Defragmenting the Cloud — Network virtualization is an extensively used approach to allow multiple tenants with different network architectures and services to coexist on a shared data center infrastructure. Core to its realization is the mapping (or embedding) of virtual networks onto the underlying substrate infrastructure. Existing approaches are not suitable for cloud environments as they lack its most fundamental requirement: elasticity. To address this issue, we introduce two new network primitives – expand and contract – which allow virtual networks to scale up and down. Mapping and scaling virtual networks over time, however, introduces fragmentation in the substrate network. This is akin to fragmentation in a file system where files are not laid out in contiguous physical blocks of the storage device. We define metrics for fragmentation and show that this problem not only negatively impacts the revenue of the data center provider as the virtual network acceptance rate decreases, but also profoundly impacts network performance and reliability for tenants and their applications.
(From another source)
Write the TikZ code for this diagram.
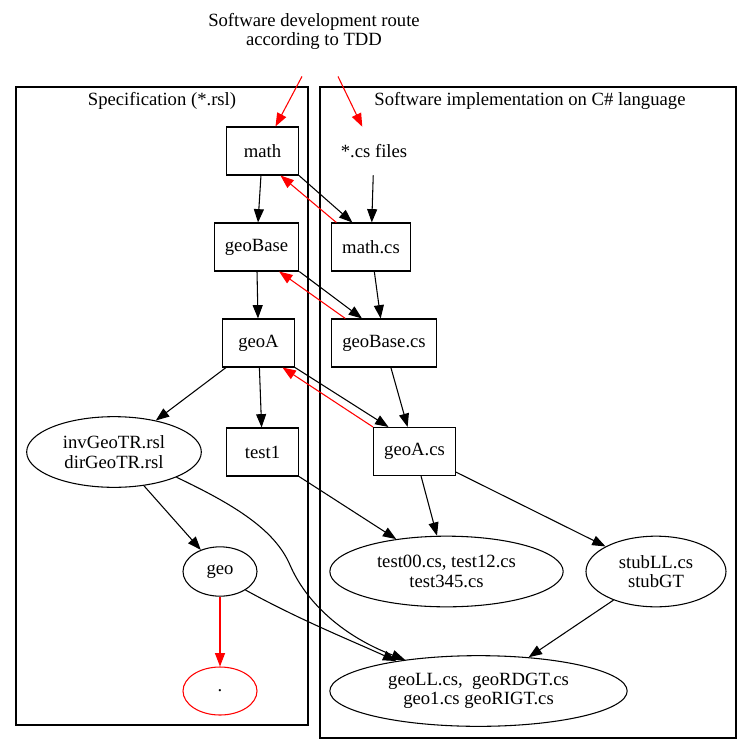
\documentclass[tikz,border=0pt]{standalone}
\usepackage{fontspec}
\setmainfont{Liberation Serif}
\usetikzlibrary{arrows.meta, shapes.geometric, positioning}

\begin{document}
\begin{tikzpicture}[
    x=0.75pt, y=-0.75pt,
    every node/.style={font=\fontsize{14}{14.5}\selectfont},
    box/.style={
        rectangle, draw=black, line width=0.8pt,
        minimum width=54pt, minimum height=36pt,
        inner xsep=8pt
    },
    oval/.style={ellipse, draw=black, line width=0.8pt, inner sep=0pt, align=center},
    edge/.style={-{Triangle[length=10pt, width=7.5pt]}, line width=0.8pt},
    back/.style={edge, red},
    cluster/.style={draw=black, line width=0.8pt},
]
\useasboundingbox (0,0) rectangle (752,754);

% Clusters
\draw[cluster] (16,87) rectangle (308,725);
\draw[cluster] (320,87) rectangle (736,738);
\node (speclabel) at (162,101) {Specification (*.rsl)};
\node (implabel)  at (530,101) {Software implementation on C\# language};

% Title
\node[align=center, minimum height=67pt] (route) at (314,31.5)
    {Software development route\\according to TDD};

% Specification
\node[box] (math)    at (262.5,151) {math};
\node[box] (geoBase) at (256.5,247) {geoBase};
\node[box] (geoA)    at (258.5,343) {geoA};
\node[box] (test1)   at (262.5,452) {test1};
\node[oval, minimum width=131pt, minimum height=53pt] (invGeo) at (114,452)
    {invGeoTR.rsl\\dirGeoTR.rsl};
\node[oval, minimum width=55.5pt, minimum height=37pt] (geo) at (220,571.5) {geo};
\node[oval, draw=red, minimum width=55.5pt, minimum height=36pt] (dot) at (220,691) {.};

% Implementation
\node[minimum height=36pt] (csFiles) at (374,151) {*.cs files};
\node[box] (mathCs)    at (371,247)   {math.cs};
\node[box] (geoBaseCs) at (384,343)   {geoBase.cs};
\node[box] (geoACs)    at (414.5,451.5) {geoA.cs};
\node[oval, minimum width=175pt, minimum height=53pt] (tests) at (446.5,571.5)
    {test00.cs, test12.cs\\test345.cs};
\node[oval, minimum width=105pt, minimum height=53pt] (stubs) at (656,571.5)
    {stubLL.cs\\stubGT};
\node[oval, minimum width=223pt, minimum height=53pt] (geoCs) at (478.5,691)
    {geoLL.cs,~~geoRDGT.cs\\geo1.cs geoRIGT.cs};

% Route
\draw[back] ([xshift=-9pt]route.south) -- (math);
\draw[back] ([xshift=18pt]route.south) -- (csFiles);

% Edges
\draw[edge] (math) -- (geoBase);
\draw[edge] (math.south east) -- ([xshift=-14pt]mathCs.north);
\draw[back] ([xshift=-26pt]mathCs.north) -- ([xshift=13.5pt]math.south);
\draw[edge] (csFiles) -- (mathCs);
\draw[edge] (geoBase) -- (geoA);
\draw[edge] (geoBase.south east) -- ([xshift=-16.5pt]geoBaseCs.north);
\draw[back] ([xshift=-29pt]geoBaseCs.north) -- ([xshift=17pt]geoBase.south);
\draw[edge] (mathCs) -- (geoBaseCs);
\draw[edge] (geoA.south east) -- ([xshift=-19.5pt]geoACs.north);
\draw[back] (geoACs.north west) -- ([xshift=18pt]geoA.south);
\draw[edge] (geoBaseCs) -- (geoACs);
\draw[edge] (geoA) -- (invGeo);
\draw[edge] (geoA) -- (test1);
\draw[edge] (invGeo) -- (geo);
\draw[edge] (invGeo.-22) .. controls (235,505) and (275,530) .. (290,565)
    .. controls (305,600) and (340,635) .. (geoCs.157);
\draw[edge] (test1.south east) -- (tests);
\draw[edge] (geoACs) -- (tests);
\draw[edge] (geoACs) -- (stubs);
\draw[edge] (geo.-36) .. controls (300,620) and (350,640) .. (geoCs.160);
\draw[edge] (stubs) -- (geoCs);
\draw[back] (geo) -- (dot);

\end{tikzpicture}
\end{document}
Policy Routing using Process-Level Identifiers — Enforcing and routing based on network-wide policies remains a crucial challenge in the operation of large-scale enterprise and datacenter networks. As current dataplane devices solely rely on layer 2 – layer 4 identifiers to make forwarding decisions, there is no notion of the exact origin of a packet in terms of the sending user or process. In this project we ask the question: Can we go beyond the MAC? That is, can fine-grained process-level information like user ids, process ids or a cryptographic hash of the sending executable be semantically used to make forwarding decisions within the network? We designed a system architecture and implemented an early prototype leveraging the P4 technology for protocol-independent packet processing and forwarding in conjunction with on-board tools of the Linux operating system. Using this system we are able to make forwarding decisions within the network based on fine-grained process-level identifiers that are traditionally only available within a host’s operating system.

Network Abstractions in the Application Layer — Many of todays applications (in particular data processing applications) use intra-application networks to connect computing elements. By making intra-application networks part of the network itself, we simplify applications by providing an abstraction of the network, freeing applications from the responsibility of maintaining their own internal topology management and forwarding systems. Also, moving the network edge into the applications allows the network management to leverage advances such as software-defined networking, providing a unified management across an entire path. For these networks we are inspecting a new interface to the network based on intra-application channels told to the network rather than addresses.

SDN Controller Architecture — While there is a broad variety of SDN controllers (both proprietary and open source) available, we investigate the commonalities between SDN controllers (often referred to as the network operating system) and traditional operating systems. We believe network application should be developed against an API that is similar to that of existing operating systems. That is that SDN applications should run independently from each other and not in a monolithic design (like today’s controllers suggest it). Also applications should be able take advantage of features that operating systems already provide (such as access control and process management). In this area I am particularly interested in how such independent applications are composed and are granted access to the network configuration.

Low Latency Networking — Latency is an extremely important quality metric of computer networks. While network hardware can be designed and provisioned to provide low latency on average, heavy tails are pervasive in latency distributions of almost all classes of networks due to a variety of reasons. We investigate several techniques how to reduce this latency tail and provide networking at the speed of light with a more uniform latency distribution compared to what today’s networks are able to achieve. Strategies such as redundant multi- or single-path routing, as well as adaptive source routing across wide-area networks showed extremely satisfactory early results.